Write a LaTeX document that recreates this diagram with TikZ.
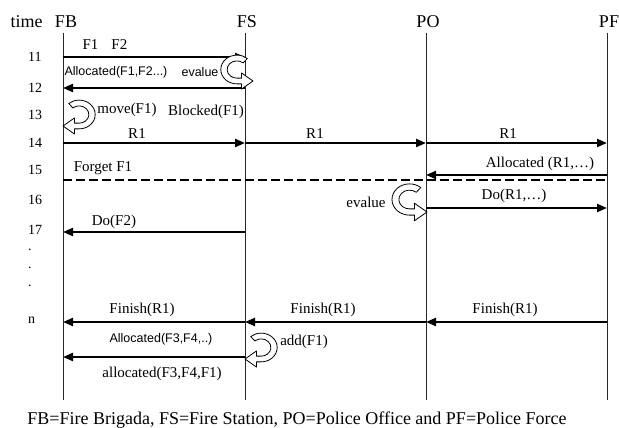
\documentclass[tikz,border=0pt]{standalone}
\usepackage{fontspec}
\setmainfont{Liberation Serif}
\newfontfamily\arialfont{Liberation Sans}
\usetikzlibrary{arrows.meta}

\tikzset{
  lifeline/.style={line width=0.8pt,black!85},
  msg/.style={line width=2.2pt,-{Triangle[length=10pt,width=8pt]}},
  lbl/.style={font=\fontsize{15}{18}\selectfont,inner sep=0pt},
  slbl/.style={font=\arialfont\fontsize{12.5}{15}\selectfont,inner sep=0pt},
  hdr/.style={font=\fontsize{18}{21}\selectfont,inner sep=0pt},
  tnum/.style={font=\fontsize{14}{16}\selectfont,inner sep=0pt,anchor=west},
  pics/turn/.style={code={
    \draw[line width=0.8pt,fill=white,line join=round]
      (0,0) -- (-10,-7) -- (-10,-2.5) -- (-14,-2.5)
      arc[start angle=270,end angle=50,x radius=14,y radius=12.5]
      -- (-8.53,15.74) arc[start angle=50,end angle=270,x radius=8.5,y radius=7.5]
      -- (-10,2.5) -- (-10,7) -- cycle;}}
}

\begin{document}
\begin{tikzpicture}[x=1pt,y=-1pt]
\useasboundingbox (0,0) rectangle (619,428);

% Headers
\node[hdr] (time) at (26.5,22) {time};
\node[hdr] (hFB) at (66,22) {FB};
\node[hdr] (hFS) at (247,22) {FS};
\node[hdr] (hPO) at (428,22) {PO};
\node[hdr] (hPF) at (609,22) {PF};

% Lifelines
\coordinate (FB) at (63,33);
\coordinate (FS) at (245,33);
\coordinate (PO) at (426,33);
\coordinate (PF) at (607,33);
\foreach \n/\y in {r11/57,r12/88,r14/143,r15/175,r15d/180,r16/208,r17/232,rn/322,rn2/357,bot/400}
  \coordinate (\n) at (0,\y);
\foreach \l in {FB,FS,PO,PF}
  \draw[lifeline] (\l) -- (\l |- bot);

% Time column
\foreach \t/\y in {11/57,12/88,13/115,14/143,15/170,16/200,17/230,n/320}
  \node[tnum] (t\t) at (28,\y) {\t};
\foreach \y [count=\i] in {250,268,286}
  \node[tnum] (dot\i) at (28,\y) {.};

% 11 - 12
\draw[msg] (FB |- r11) -- (FS |- r11);
\node[lbl] (f1f2) at (105,45) {F1\hspace{13pt}F2};
\draw[msg] (FS |- r12) -- (FB |- r12);
\node[slbl] (alloc1) at (116,72) {Allocated(F1,F2...)};
\node[slbl] (eval1) at (200,72) {evalue};
\pic[yscale=-1,scale=1.15] at (253,81) {turn};

% 13
\pic[xscale=-1,yscale=-1,scale=1.15] at (63,126) {turn};
\node[lbl] (move) at (127,110) {move(F1)};
\node[lbl] (blocked) at (206,112) {Blocked(F1)};

% 14
\draw[msg] (FB |- r14) -- (FS |- r14);
\draw[msg] (FS |- r14) -- (PO |- r14);
\draw[msg] (PO |- r14) -- (PF |- r14);
\node[lbl] (ra) at (137,134) {R1};
\node[lbl] (rb) at (315,134) {R1};
\node[lbl] (rc) at (508,134) {R1};

% 15
\draw[line width=2pt,dash pattern=on 9pt off 4pt] (FB |- r15d) -- (PF |- r15d);
\node[lbl] (forget) at (103,168) {Forget F1};
\draw[msg] (PF |- r15) -- (PO |- r15);
\node[lbl] (alloc2) at (540,164) {Allocated (R1,\ldots)};

% 16
\draw[msg] (PO |- r16) -- (PF |- r16);
\node[lbl] (dor) at (514,196) {Do(R1,\ldots)};
\node[lbl] (eval2) at (366,202) {evalue};
\pic[yscale=-1,scale=1.25] at (427,212) {turn};

% 17
\draw[msg] (FS |- r17) -- (FB |- r17);
\node[lbl] (dof) at (114,222) {Do(F2)};

% n
\draw[msg] (FS |- rn) -- (FB |- rn);
\draw[msg] (PO |- rn) -- (FS |- rn);
\draw[msg] (PF |- rn) -- (PO |- rn);
\node[lbl] (fina) at (142,310) {Finish(R1)};
\node[lbl] (finb) at (323,310) {Finish(R1)};
\node[lbl] (finc) at (505,310) {Finish(R1)};
\draw[msg] (FS |- rn2) -- (FB |- rn2);
\node[slbl] (alloc3) at (161,339) {Allocated(F3,F4,..)};
\pic[xscale=-1,yscale=-1,scale=1.15] at (245,359) {turn};
\node[lbl] (add) at (304,342) {add(F1)};
\node[lbl] (alloc4) at (162,374) {allocated(F3,F4,F1)};

% Legend
\node[hdr] (legend) at (297,420) {FB=Fire Brigada, FS=Fire Station, PO=Police Office and PF=Police Force};
\end{tikzpicture}
\end{document}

********

■ Given exercise ■
Copy all the lines of data exactly as they appear, dropping any images.

■ Solution ■
Write a LaTeX document that recreates this diagram with TikZ.
\documentclass[tikz,border=0pt]{standalone}
\usepackage{fontspec}
\setmainfont{Liberation Serif}
\newfontfamily\arialfont{Liberation Sans}
\usetikzlibrary{arrows.meta}

\tikzset{
  lifeline/.style={line width=0.8pt,black!85},
  msg/.style={line width=2.2pt,-{Triangle[length=10pt,width=8pt]}},
  lbl/.style={font=\fontsize{15}{18}\selectfont,inner sep=0pt},
  slbl/.style={font=\arialfont\fontsize{12.5}{15}\selectfont,inner sep=0pt},
  hdr/.style={font=\fontsize{18}{21}\selectfont,inner sep=0pt},
  tnum/.style={font=\fontsize{14}{16}\selectfont,inner sep=0pt,anchor=west},
  pics/turn/.style={code={
    \draw[line width=0.8pt,fill=white,line join=round]
      (0,0) -- (-10,-7) -- (-10,-2.5) -- (-14,-2.5)
      arc[start angle=270,end angle=50,x radius=14,y radius=12.5]
      -- (-8.53,15.74) arc[start angle=50,end angle=270,x radius=8.5,y radius=7.5]
      -- (-10,2.5) -- (-10,7) -- cycle;}}
}

\begin{document}
\begin{tikzpicture}[x=1pt,y=-1pt]
\useasboundingbox (0,0) rectangle (619,428);

% Headers
\node[hdr] (time) at (26.5,22) {time};
\node[hdr] (hFB) at (66,22) {FB};
\node[hdr] (hFS) at (247,22) {FS};
\node[hdr] (hPO) at (428,22) {PO};
\node[hdr] (hPF) at (609,22) {PF};

% Lifelines
\coordinate (FB) at (63,33);
\coordinate (FS) at (245,33);
\coordinate (PO) at (426,33);
\coordinate (PF) at (607,33);
\foreach \n/\y in {r11/57,r12/88,r14/143,r15/175,r15d/180,r16/208,r17/232,rn/322,rn2/357,bot/400}
  \coordinate (\n) at (0,\y);
\foreach \l in {FB,FS,PO,PF}
  \draw[lifeline] (\l) -- (\l |- bot);

% Time column
\foreach \t/\y in {11/57,12/88,13/115,14/143,15/170,16/200,17/230,n/320}
  \node[tnum] (t\t) at (28,\y) {\t};
\foreach \y [count=\i] in {250,268,286}
  \node[tnum] (dot\i) at (28,\y) {.};

% 11 - 12
\draw[msg] (FB |- r11) -- (FS |- r11);
\node[lbl] (f1f2) at (105,45) {F1\hspace{13pt}F2};
\draw[msg] (FS |- r12) -- (FB |- r12);
\node[slbl] (alloc1) at (116,72) {Allocated(F1,F2...)};
\node[slbl] (eval1) at (200,72) {evalue};
\pic[yscale=-1,scale=1.15] at (253,81) {turn};

% 13
\pic[xscale=-1,yscale=-1,scale=1.15] at (63,126) {turn};
\node[lbl] (move) at (127,110) {move(F1)};
\node[lbl] (blocked) at (206,112) {Blocked(F1)};

% 14
\draw[msg] (FB |- r14) -- (FS |- r14);
\draw[msg] (FS |- r14) -- (PO |- r14);
\draw[msg] (PO |- r14) -- (PF |- r14);
\node[lbl] (ra) at (137,134) {R1};
\node[lbl] (rb) at (315,134) {R1};
\node[lbl] (rc) at (508,134) {R1};

% 15
\draw[line width=2pt,dash pattern=on 9pt off 4pt] (FB |- r15d) -- (PF |- r15d);
\node[lbl] (forget) at (103,168) {Forget F1};
\draw[msg] (PF |- r15) -- (PO |- r15);
\node[lbl] (alloc2) at (540,164) {Allocated (R1,\ldots)};

% 16
\draw[msg] (PO |- r16) -- (PF |- r16);
\node[lbl] (dor) at (514,196) {Do(R1,\ldots)};
\node[lbl] (eval2) at (366,202) {evalue};
\pic[yscale=-1,scale=1.25] at (427,212) {turn};

% 17
\draw[msg] (FS |- r17) -- (FB |- r17);
\node[lbl] (dof) at (114,222) {Do(F2)};

% n
\draw[msg] (FS |- rn) -- (FB |- rn);
\draw[msg] (PO |- rn) -- (FS |- rn);
\draw[msg] (PF |- rn) -- (PO |- rn);
\node[lbl] (fina) at (142,310) {Finish(R1)};
\node[lbl] (finb) at (323,310) {Finish(R1)};
\node[lbl] (finc) at (505,310) {Finish(R1)};
\draw[msg] (FS |- rn2) -- (FB |- rn2);
\node[slbl] (alloc3) at (161,339) {Allocated(F3,F4,..)};
\pic[xscale=-1,yscale=-1,scale=1.15] at (245,359) {turn};
\node[lbl] (add) at (304,342) {add(F1)};
\node[lbl] (alloc4) at (162,374) {allocated(F3,F4,F1)};

% Legend
\node[hdr] (legend) at (297,420) {FB=Fire Brigada, FS=Fire Station, PO=Police Office and PF=Police Force};
\end{tikzpicture}
\end{document}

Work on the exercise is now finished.